There is a particularly humorous example from the history of science that calls into serious question the divine design hypothesis of creationists while, at the same time, serving to underscore the evolutionary success and taxonomic diversity of the order Coleoptera. Perhaps the story has been embellished through the years. I haven't traced the quote to the original, but it is reported that Biologist J. B. S. Haldane was asked by a reporter, "What characteristic of the deity do you chiefly discern in the design of creation?" Haldane's now famous response is reported to have been, "An inordinate fondness for beetles."
Whether true or not, the quote captures the essence of modern divine design considerations. If we take the time to consider biology in any depth at all, we are left with a picture of a bumbling and frivolous god, one who tinkers and constantly tries minor adjustments, and who frequently doesn't get things right.

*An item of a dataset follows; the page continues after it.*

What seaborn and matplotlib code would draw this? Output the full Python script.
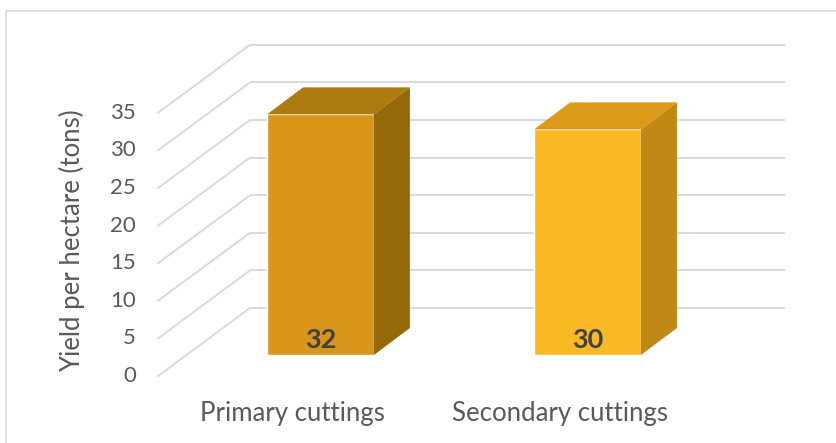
import numpy as np
import pandas as pd
import matplotlib
matplotlib.use("Agg")
import matplotlib.pyplot as plt
from matplotlib.patches import Polygon
import seaborn as sns

# ---- data ----
categories = ["Primary cuttings", "Secondary cuttings"]
yields = [32, 30]
y_ticks = [0, 5, 10, 15, 20, 25, 30, 35]
y_label = "Yield per hectare (tons)"

# ---- styles ----
front_colors = ["#D9961A", "#F9B922"]
top_colors = ["#AD7A0F", "#DB9A17"]
side_colors = ["#94690A", "#C08915"]
grid_color = "#D9D9D9"
text_color = "#595959"
label_color = "#404040"

sns.set_theme(style="white")
plt.rcParams["font.family"] = ["Lato", "DejaVu Sans"]

W, H = 836, 443
fig = plt.figure(figsize=(W / 100, H / 100), dpi=100)
ax = fig.add_axes([0, 0, 1, 1])

# pixel geometry of the 3-D projection
PX = 267.0      # pixels per category step
PY = 7.52       # pixels per value unit
X0 = 320.5      # pixel x of first category centre (bar plane)
Y0 = 355.0      # pixel y of value 0 (bar plane)

def dx(p):  # pixel x-offset -> data
    return p / PX

def dy(p):  # pixel y-offset (up positive) -> data
    return p / PY

df = pd.DataFrame({"category": categories, "yield": yields})
sns.barplot(data=df, x="category", y="yield", hue="category",
            palette=front_colors, width=0.4, saturation=1,
            legend=False, ax=ax, zorder=3)

ax.set_xlim(-X0 / PX, (W - X0) / PX)
ax.set_ylim((Y0 - H) / PY, Y0 / PY)
ax.axis("off")

# depth offsets (pixels, right / up)
bar_d = (36, 27)
front_off = (-28, -21)
back_off = (64, 47)

# back wall gridlines and left wall diagonals
x_back_left = dx(250 - X0)
x_back_right = dx(785 - X0)
x_front_left = dx(158 - X0)
for t in y_ticks:
    yb = t + dy(back_off[1])
    yf = t + dy(front_off[1])
    ax.plot([x_back_left, x_back_right], [yb, yb], color=grid_color,
            lw=1.4, zorder=1, solid_capstyle="butt")
    ax.plot([x_front_left, x_back_left], [yf, yb], color=grid_color,
            lw=1.4, zorder=1)
    ax.text(dx(136 - X0), yf, str(t), ha="right", va="center",
            fontsize=16, color=text_color)

# 3-D faces on bars
for i, patch in enumerate(ax.patches[:len(yields)]):
    x0 = patch.get_x()
    x1 = x0 + patch.get_width()
    v = patch.get_height()
    ddx, ddy = dx(bar_d[0]), dy(bar_d[1])
    top = Polygon([(x0, v), (x1, v), (x1 + ddx, v + ddy), (x0 + ddx, v + ddy)],
                  closed=True, facecolor=top_colors[i], edgecolor="none", zorder=4)
    side = Polygon([(x1, 0), (x1, v), (x1 + ddx, v + ddy), (x1 + ddx, ddy)],
                   closed=True, facecolor=side_colors[i], edgecolor="none", zorder=4)
    ax.add_patch(top)
    ax.add_patch(side)
    xc = x0 + patch.get_width() / 2
    ax.text(xc, dy(Y0 - 340), f"{v:.0f}", ha="center", va="center",
            fontsize=19.5, fontweight="bold", color=label_color, zorder=5)
    ax.text(xc + dx(front_off[0]), dy(Y0 - 413), categories[i], ha="center",
            va="center", fontsize=18.5, color=text_color)

ax.text(dx(72 - X0), dy(Y0 - 241), y_label, rotation=90, ha="center",
        va="center", fontsize=18.5, color=text_color)

# chart border
ax.plot([dx(6 - X0), dx(W - X0)], [dy(Y0 - 11)] * 2, color=grid_color, lw=1.2,
        zorder=0, clip_on=False)
ax.plot([dx(6 - X0)] * 2, [dy(Y0 - 11), dy(Y0 - H)], color=grid_color, lw=1.2,
        zorder=0, clip_on=False)

fig.savefig("out.png", dpi=100)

The god that emerges from this type of analysis is far more concerned with the continued ability to make copies of genetic information than with the welfare of any particular species such as Homo sapiens.
On the other hand, if design considerations really show design by mutation, natural selection, and chance, one really isn't saying anything about the attributes of a deity, whether positively or negatively. From the standpoint of religion, it would seem far better to argue that life got here through the natural process of evolution than to argue that the Judaeo-Christian god is a bumbling and cruel oaf. From the standpoint of science, however, nothing can be said about the supernatural. That's why we call it natural science.
Conclusion
It was through references to the notion of design that Darwin convinced most of his contemporaries of the validity of evolution. Nature makes an overwhelming case for design by natural mechanisms as opposed to design by external intelligence. Gould provides many simple intuitive examples of this in The Panda's Thumb (1980).
In the face of this, it is ironic that many creationists claim that design arguments are their most successful tool for keeping the faithful faithful. Perhaps they have found such success only because few people since Darwin's time have presented to the public the much more persuasive case for design by natural mechanisms. Hopefully this exchange with Dr. Geisler will show many on the evolution side how to improve their presentation of the case for evolution.